A stochastic inverse heat transfer problem is formulated to infer the transient heat flux, treated as an unknown Neumann boundary condition. Therefore, an Ensemble-based Simultaneous Input and State Filtering as a Data Assimilation technique is utilized for simultaneous temperature distribution prediction and heat flux estimation. This approach is incorporated with Radial Basis Functions not only to lessen the size of unknown inputs but also to mitigate the computational burden of this technique. The procedure applies to the specific case of a mold used in Continuous Casting machinery, and it is based on the sequential availability of temperature provided by thermocouples inside the mold.
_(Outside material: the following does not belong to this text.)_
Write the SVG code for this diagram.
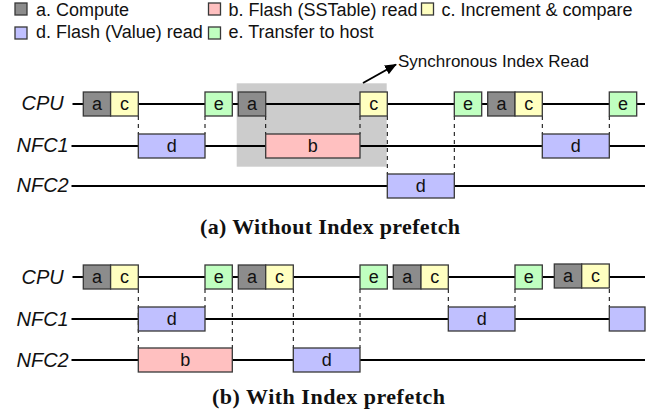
<svg xmlns="http://www.w3.org/2000/svg" width="670" height="417" viewBox="0 0 670 417">
  <defs>
    <style>
      .bx { stroke: #383838; stroke-width: 1.3; }
      .a { fill: #8c8c8c; }
      .b { fill: #ffc0c0; }
      .c { fill: #ffffc0; }
      .d { fill: #c0c0ff; }
      .e { fill: #c0ffc0; }
      .lbl { font-family: "Liberation Sans", Arial, sans-serif; font-size: 18px; fill: #111; text-anchor: middle; }
      .leg { font-family: "Liberation Sans", Arial, sans-serif; font-size: 18px; fill: #111; }
      .lane { font-family: "Liberation Sans", Arial, sans-serif; font-size: 20px; font-style: italic; fill: #111; }
      .cap { font-family: "Liberation Serif", "Times New Roman", serif; font-size: 22px; font-weight: bold; fill: #111; text-anchor: middle; }
      .note { font-family: "Liberation Sans", Arial, sans-serif; font-size: 17px; fill: #111; }
      .tl { stroke: #000; stroke-width: 2; fill: none; }
      .dash { stroke: #000; stroke-width: 1; stroke-dasharray: 4 4; fill: none; }
    </style>
    <marker id="arrowhead" viewBox="0 0 12 10" refX="11" refY="5" markerWidth="6" markerHeight="5" orient="auto">
      <path d="M0,0 L12,5 L0,10 z" fill="#000"/>
    </marker>
  </defs>

  <!-- legend -->
  <g id="legend">
    <rect class="bx a" x="15" y="3" width="12" height="12"/>
    <text class="leg" x="36" y="16">a. Compute</text>
    <rect class="bx b" x="208.5" y="3" width="12" height="12"/>
    <text class="leg" x="228.5" y="16">b. Flash (SSTable) read</text>
    <rect class="bx c" x="421.5" y="3" width="12" height="12"/>
    <text class="leg" x="441.5" y="16">c. Increment &amp; compare</text>
    <rect class="bx d" x="15" y="27" width="12" height="12"/>
    <text class="leg" x="36" y="37.5">d. Flash (Value) read</text>
    <rect class="bx e" x="208.5" y="27" width="12" height="12"/>
    <text class="leg" x="228.5" y="37.5">e. Transfer to host</text>
  </g>

  <!-- highlighted synchronous index read region -->
  <rect id="sync-region" x="236.7" y="83.3" width="150" height="83.4" fill="#cccccc"/>

  <!-- lane labels -->
  <g id="lanes">
    <text class="lane" x="21.5" y="110">CPU</text>
    <text class="lane" x="16.5" y="152">NFC1</text>
    <text class="lane" x="16.5" y="192">NFC2</text>
    <text class="lane" x="21.5" y="284">CPU</text>
    <text class="lane" x="16.5" y="326">NFC1</text>
    <text class="lane" x="16.5" y="367">NFC2</text>
  </g>

  <!-- connectors: timelines, dependency guides, callout arrow -->
  <g id="connectors">
    <line class="tl" x1="72.5" y1="104" x2="645" y2="104"/>
    <line class="tl" x1="71.5" y1="146" x2="645" y2="146"/>
    <line class="tl" x1="71.5" y1="186" x2="645" y2="186"/>
    <line class="tl" x1="72.5" y1="277" x2="645" y2="277"/>
    <line class="tl" x1="71.5" y1="319" x2="645" y2="319"/>
    <line class="tl" x1="71.5" y1="360" x2="645" y2="360"/>

    <line class="dash" x1="138.3" y1="116" x2="138.3" y2="134"/>
    <line class="dash" x1="205" y1="116" x2="205" y2="134"/>
    <line class="dash" x1="265.7" y1="116" x2="265.7" y2="134"/>
    <line class="dash" x1="360" y1="116" x2="360" y2="134"/>
    <line class="dash" x1="387.3" y1="116" x2="387.3" y2="174"/>
    <line class="dash" x1="454.3" y1="116" x2="454.3" y2="174"/>
    <line class="dash" x1="542.3" y1="116" x2="542.3" y2="134"/>
    <line class="dash" x1="609.3" y1="116" x2="609.3" y2="134"/>

    <line class="dash" x1="138.3" y1="289" x2="138.3" y2="348"/>
    <line class="dash" x1="205" y1="289" x2="205" y2="307"/>
    <line class="dash" x1="232.3" y1="289" x2="232.3" y2="348"/>
    <line class="dash" x1="293.3" y1="289" x2="293.3" y2="348"/>
    <line class="dash" x1="360" y1="289" x2="360" y2="348"/>
    <line class="dash" x1="448.3" y1="289" x2="448.3" y2="307"/>
    <line class="dash" x1="515" y1="289" x2="515" y2="307"/>
    <line class="dash" x1="609.3" y1="289" x2="609.3" y2="307"/>

    <line x1="363" y1="83" x2="396" y2="64.5" stroke="#000" stroke-width="2" marker-end="url(#arrowhead)"/>
  </g>
  <text class="note" x="398" y="67">Synchronous Index Read</text>

  <!-- (a) without index prefetch -->
  <g id="a-cpu-1"><rect class="bx a" x="83.3" y="92" width="27.3" height="24"/><text class="lbl" x="97" y="110">a</text></g>
  <g id="a-cpu-2"><rect class="bx c" x="110.6" y="92" width="27.7" height="24"/><text class="lbl" x="124.5" y="110">c</text></g>
  <g id="a-cpu-3"><rect class="bx e" x="205" y="92" width="27.3" height="24"/><text class="lbl" x="218.7" y="110">e</text></g>
  <g id="a-cpu-4"><rect class="bx a" x="238.3" y="92" width="27.4" height="24"/><text class="lbl" x="252" y="110">a</text></g>
  <g id="a-cpu-5"><rect class="bx c" x="360" y="92" width="27.3" height="24"/><text class="lbl" x="373.7" y="110">c</text></g>
  <g id="a-cpu-6"><rect class="bx e" x="454.3" y="92" width="27.4" height="24"/><text class="lbl" x="468" y="110">e</text></g>
  <g id="a-cpu-7"><rect class="bx a" x="487.7" y="92" width="27.3" height="24"/><text class="lbl" x="501.4" y="110">a</text></g>
  <g id="a-cpu-8"><rect class="bx c" x="515" y="92" width="27.3" height="24"/><text class="lbl" x="528.7" y="110">c</text></g>
  <g id="a-cpu-9"><rect class="bx e" x="609.3" y="92" width="27.4" height="24"/><text class="lbl" x="623" y="110">e</text></g>

  <g id="a-nfc1-1"><rect class="bx d" x="138.3" y="134" width="66.7" height="24"/><text class="lbl" x="171.7" y="152">d</text></g>
  <g id="a-nfc1-2"><rect class="bx b" x="265.7" y="134" width="94.3" height="24"/><text class="lbl" x="312.8" y="152">b</text></g>
  <g id="a-nfc1-3"><rect class="bx d" x="542.3" y="134" width="67" height="24"/><text class="lbl" x="575.8" y="152">d</text></g>

  <g id="a-nfc2-1"><rect class="bx d" x="387.3" y="174" width="67" height="24"/><text class="lbl" x="420.8" y="192">d</text></g>

  <text class="cap" x="330" y="234" textLength="260" lengthAdjust="spacing">(a) Without Index prefetch</text>

  <!-- (b) with index prefetch -->
  <g id="b-cpu-1"><rect class="bx a" x="83.3" y="265" width="27.3" height="24"/><text class="lbl" x="97" y="283">a</text></g>
  <g id="b-cpu-2"><rect class="bx c" x="110.6" y="265" width="27.7" height="24"/><text class="lbl" x="124.5" y="283">c</text></g>
  <g id="b-cpu-3"><rect class="bx e" x="205" y="265" width="27.3" height="24"/><text class="lbl" x="218.7" y="283">e</text></g>
  <g id="b-cpu-4"><rect class="bx a" x="238.3" y="265" width="27.4" height="24"/><text class="lbl" x="252" y="283">a</text></g>
  <g id="b-cpu-5"><rect class="bx c" x="265.7" y="265" width="27.6" height="24"/><text class="lbl" x="279.5" y="283">c</text></g>
  <g id="b-cpu-6"><rect class="bx e" x="360" y="265" width="27.3" height="24"/><text class="lbl" x="373.7" y="283">e</text></g>
  <g id="b-cpu-7"><rect class="bx a" x="393.3" y="265" width="27.7" height="24"/><text class="lbl" x="407.2" y="283">a</text></g>
  <g id="b-cpu-8"><rect class="bx c" x="421" y="265" width="27.3" height="24"/><text class="lbl" x="434.7" y="283">c</text></g>
  <g id="b-cpu-9"><rect class="bx e" x="515" y="265" width="27.3" height="24"/><text class="lbl" x="528.7" y="283">e</text></g>
  <g id="b-cpu-10"><rect class="bx a" x="554.3" y="264" width="27.4" height="24"/><text class="lbl" x="568" y="282">a</text></g>
  <g id="b-cpu-11"><rect class="bx c" x="581.7" y="264" width="27.6" height="24"/><text class="lbl" x="595.5" y="282">c</text></g>

  <g id="b-nfc1-1"><rect class="bx d" x="138.3" y="307" width="66.7" height="24"/><text class="lbl" x="171.7" y="325">d</text></g>
  <g id="b-nfc1-2"><rect class="bx d" x="448.3" y="307" width="66.7" height="24"/><text class="lbl" x="481.7" y="325">d</text></g>
  <g id="b-nfc1-3"><rect class="bx d" x="609.3" y="307" width="35.7" height="24"/></g>

  <g id="b-nfc2-1"><rect class="bx b" x="138.3" y="348" width="94" height="24"/><text class="lbl" x="185.3" y="366">b</text></g>
  <g id="b-nfc2-2"><rect class="bx d" x="293.3" y="348" width="66.7" height="24"/><text class="lbl" x="326.7" y="366">d</text></g>

  <text class="cap" x="328.5" y="404" textLength="233" lengthAdjust="spacing">(b) With Index prefetch</text>
</svg>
Our research represents a significant contribution to achieving probabilistic boundary condition estimation in real-time handling with noisy measurements and errors in the model. We additionally demonstrate the procedure's dependence on some hyperparameters that are not documented in the existing literature. Accurate real-time prediction of the heat flux is imperative for the smooth operation of Continuous Casting machinery at the boundary region where the Continuous Casting mold and the molten steel meet which is not also physically measurable. Thus, this paves the way for efficient real-time monitoring and control, which is critical for preventing caster shutdowns.